Anyway, I did enjoy the book. It’s not Theroux by any stretch as Theroux does not like gimmicks when travelling. What could be a bigger gimmick than riding an elephant for 750 miles in India? Shand makes the elephant, called Tara, the star of the show. She sounds like a wonderful elephant and damn intelligent as well. I found her intelligence fascinating. I’ll give you an example. She was walking very slowly and gingerly at one point and to show Shand why she picked up the small sharp stones from the path with her trunk and put them on her head so he could see the issue. He immediately understood why she was taking her time. Wow.

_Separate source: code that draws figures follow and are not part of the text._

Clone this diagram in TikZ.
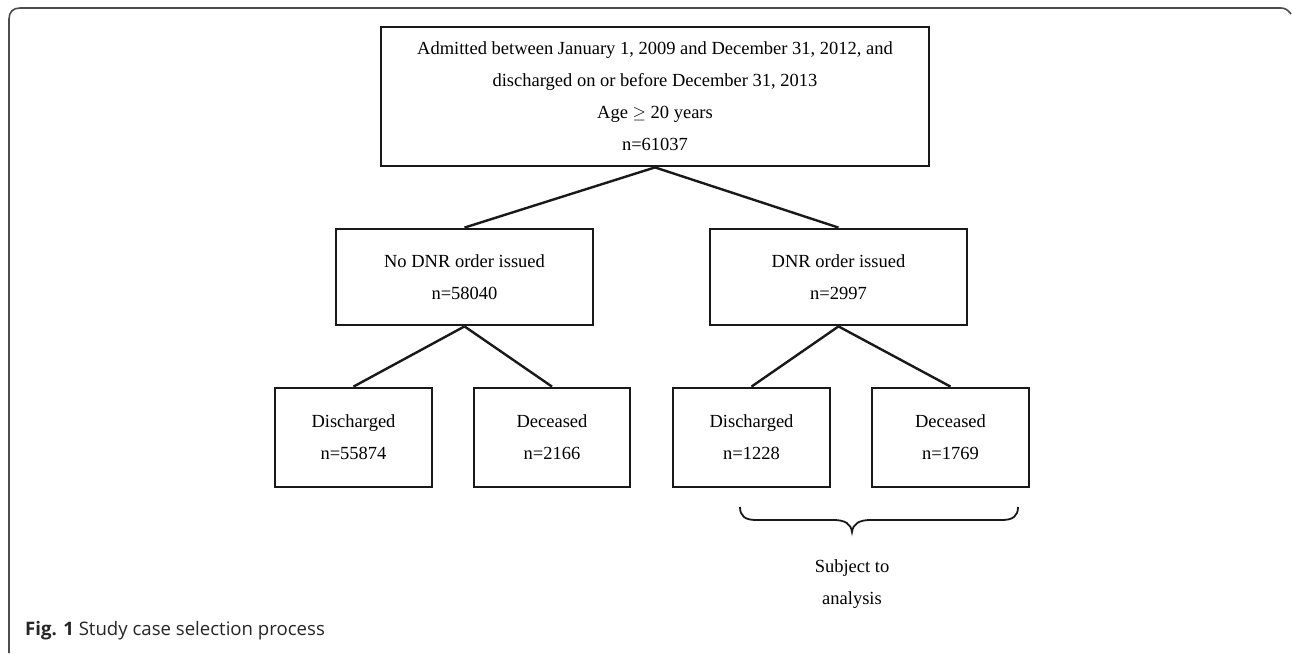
\documentclass[tikz,border=0pt]{standalone}
\usepackage{fontspec}
\setmainfont{Liberation Serif}
\newfontfamily\capfont{Open Sans}
\usepackage{amssymb}
\begin{document}
\begin{tikzpicture}[x=1pt,y=-1pt,
  box/.style={draw=black!90, line width=2.8pt, align=center, inner sep=0pt,
    font=\fontsize{18.5}{32}\selectfont},
  link/.style={draw=black!90, line width=2.4pt},
  frameline/.style={draw=black!70, line width=1.6pt}]
\useasboundingbox (0,0) rectangle (1292,653);
\fill[white] (0,0) rectangle (1292,653);
\draw[frameline] (9,653) -- (9,19) .. controls (9,12) and (13,8) .. (20,8) -- (1281,8)
  .. controls (1285,8) and (1288,10) .. (1291,14);
\node[box, minimum width=548pt, minimum height=139pt] (top) at (655,96.5)
  {Admitted between January 1, 2009 and December 31, 2012, and\\
   discharged on or before December 31, 2013\\
   Age $\geq$ 20 years\\
   n=61037};
\node[box, minimum width=257pt, minimum height=96pt] (nodnr) at (464.5,277)
  {No DNR order issued\\ n=58040};
\node[box, minimum width=257pt, minimum height=96pt] (dnr) at (838.5,277)
  {DNR order issued\\ n=2997};
\node[box, minimum width=157pt, minimum height=99pt] (d1) at (353.5,437.5)
  {Discharged\\ n=55874};
\node[box, minimum width=156pt, minimum height=99pt] (x1) at (552,437.5)
  {Deceased\\ n=2166};
\node[box, minimum width=157pt, minimum height=99pt] (d2) at (751.5,437.5)
  {Discharged\\ n=1228};
\node[box, minimum width=157pt, minimum height=99pt] (x2) at (950.5,437.5)
  {Deceased\\ n=1769};
\draw[link] (top.south) -- (nodnr.north);
\draw[link] (top.south) -- (dnr.north);
\draw[link] (nodnr.south) -- (d1.north);
\draw[link] (nodnr.south) -- (x1.north);
\draw[link] (dnr.south) -- (d2.north);
\draw[link] (dnr.south) -- (x2.north);
\coordinate (bl) at (740,507);
\coordinate (bt) at (852,532);
\coordinate (br) at (1018,507);
\draw[black!90, line width=1.8pt] (bl) .. controls (740,516) and (745,520) .. (756,520) -- (834,520)
  .. controls (845,520) and (851,524) .. (bt)
  .. controls (853,524) and (859,520) .. (870,520) -- (1002,520)
  .. controls (1013,520) and (1018,516) .. (br);
\node[align=center, font=\fontsize{18.5}{32}\selectfont] (subj) at (852,584) {Subject to\\ analysis};
\node[anchor=base west, inner sep=0pt, font=\capfont\fontsize{18.6}{20}\selectfont, text=black!85] (cap) at (25,635)
  {\textbf{Fig. 1} Study case selection process};
\end{tikzpicture}
\end{document}
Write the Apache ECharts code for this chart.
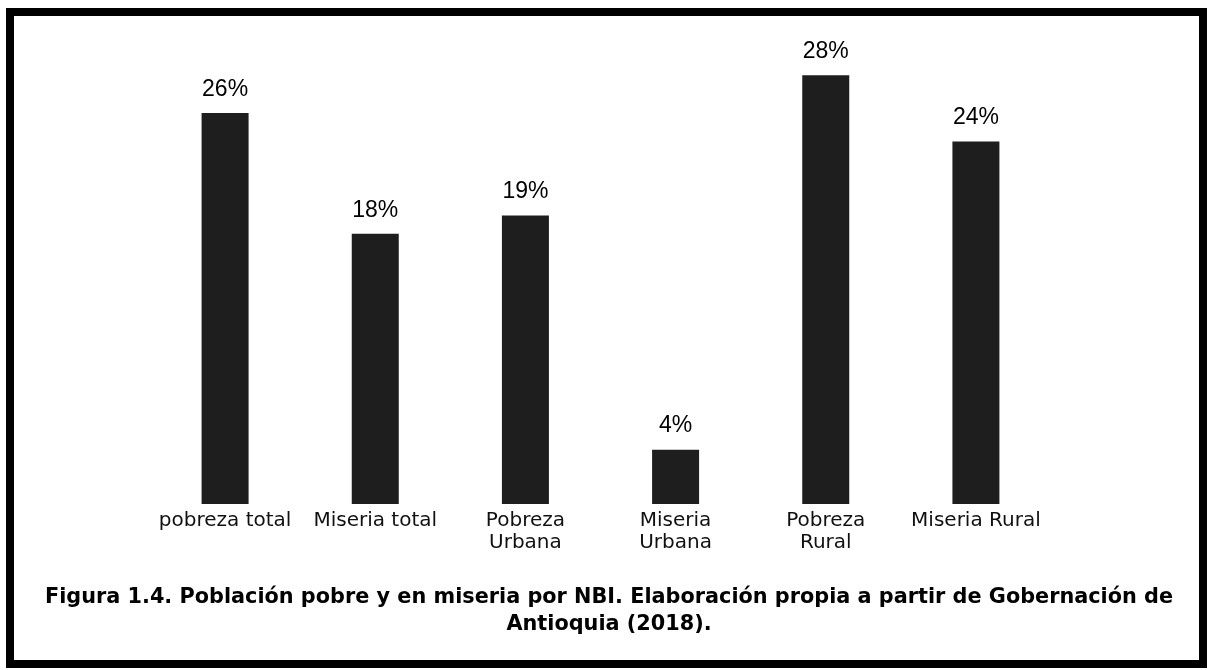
<!DOCTYPE html>
<html lang="es">
<head>
    <meta charset="UTF-8">
    <title>Población pobre y en miseria por NBI</title>
    <script type="text/javascript" src="https://cdn.jsdelivr.net/npm/echarts@6/dist/echarts.min.js"></script>
    <style>
        html, body { margin: 0; padding: 0; background: #fff; }
        #chart { width: 1209px; height: 670px; }
    </style>
</head>
<body>
<div id="chart"></div>
<script>
    // categorias del eje x
    var categorias = ['pobreza total', 'Miseria total', 'Pobreza\nUrbana', 'Miseria\nUrbana', 'Pobreza\nRural', 'Miseria Rural'];
    // porcentaje de poblacion (estimado de la altura de las barras, etiqueta redondeada)
    var valores = [25.9, 17.9, 19.1, 3.6, 28.4, 24.0];
    var titulo = 'Figura 1.4. Población pobre y en miseria por NBI. Elaboración propia a partir de Gobernación de\nAntioquia (2018).';

    var myChart = echarts.init(document.getElementById('chart'));
    var option = {
        backgroundColor: '#fff',
        animation: false,
        textStyle: { fontFamily: 'Liberation Sans, Arial, sans-serif' },
        title: {
            text: titulo,
            left: 604,
            top: 579,
            textAlign: 'center',
            textStyle: {
                fontFamily: 'DejaVu Sans',
                fontSize: 20.8,
                fontWeight: 'bold',
                color: '#000',
                lineHeight: 27
            }
        },
        grid: { left: 150, right: 158, top: 51, bottom: 166 },
        xAxis: {
            type: 'category',
            data: categorias,
            axisLine: { show: false },
            axisTick: { show: false },
            axisLabel: {
                interval: 0,
                margin: 6,
                fontFamily: 'DejaVu Sans',
                fontSize: 20,
                lineHeight: 22,
                color: '#111'
            }
        },
        yAxis: {
            type: 'value',
            min: 0,
            max: 30,
            show: false
        },
        series: [{
            type: 'bar',
            data: valores,
            barWidth: 47,
            itemStyle: { color: '#1e1e1e' },
            label: {
                show: true,
                position: 'top',
                distance: 12,
                fontSize: 23,
                color: '#000',
                formatter: function (p) { return Math.round(p.value) + '%'; }
            }
        }],
        graphic: [{
            type: 'rect',
            shape: { x: 10, y: 12, width: 1193, height: 652 },
            style: { fill: 'none', stroke: '#000', lineWidth: 8 }
        }]
    };
    myChart.setOption(option);
</script>
</body>
</html>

The journey meanders through forests, game parks with man-eating tigers (no joke), lakes, ancient run-down palaces, colonial dwellings, villagers where the inhabitants throw rocks at them and cities. Colourful characters are met on the way. You know what I mean by colourful? Extrovert or, in some cases, dangerous, religious, angry, sweet, respectful, crazy and a lot of times, drunk. Quite an adventure.
What comes through is Shand’s love of Tara the elephant. If he could have got married to her I actually think he would have. There was such a connection. Alright, maybe that’s going too far but he really loved her and you can see why. ‘She pulled me even closer and we rested against one another, like lovers in a long embrace’.
His obituary in The Telegraph reads ‘But while travelling in India in 1988, Shand come across an emaciated captive female elephant being used for begging purposes by her owners: “My mouth went dry,” he later wrote of the moment when he first saw her. “I knew then that I had to have her.” He bought the animal, named her Tara and rode her 750 miles from Konarak on the Bay of Bengal to the Sonepur Mela, the ancient elephant trading fair at Patna on the Ganges. Travels on My Elephant (1992), his account of the journey, was a bestseller and won him the Travel Writer of the Year Award.’
He would go on to campaign for the Asian elephants’ survival and would head up one of the most successful elephant conservation charities in the world. He details this is the Afterword that was penned in 2012. Can’t argue with that. Great stuff.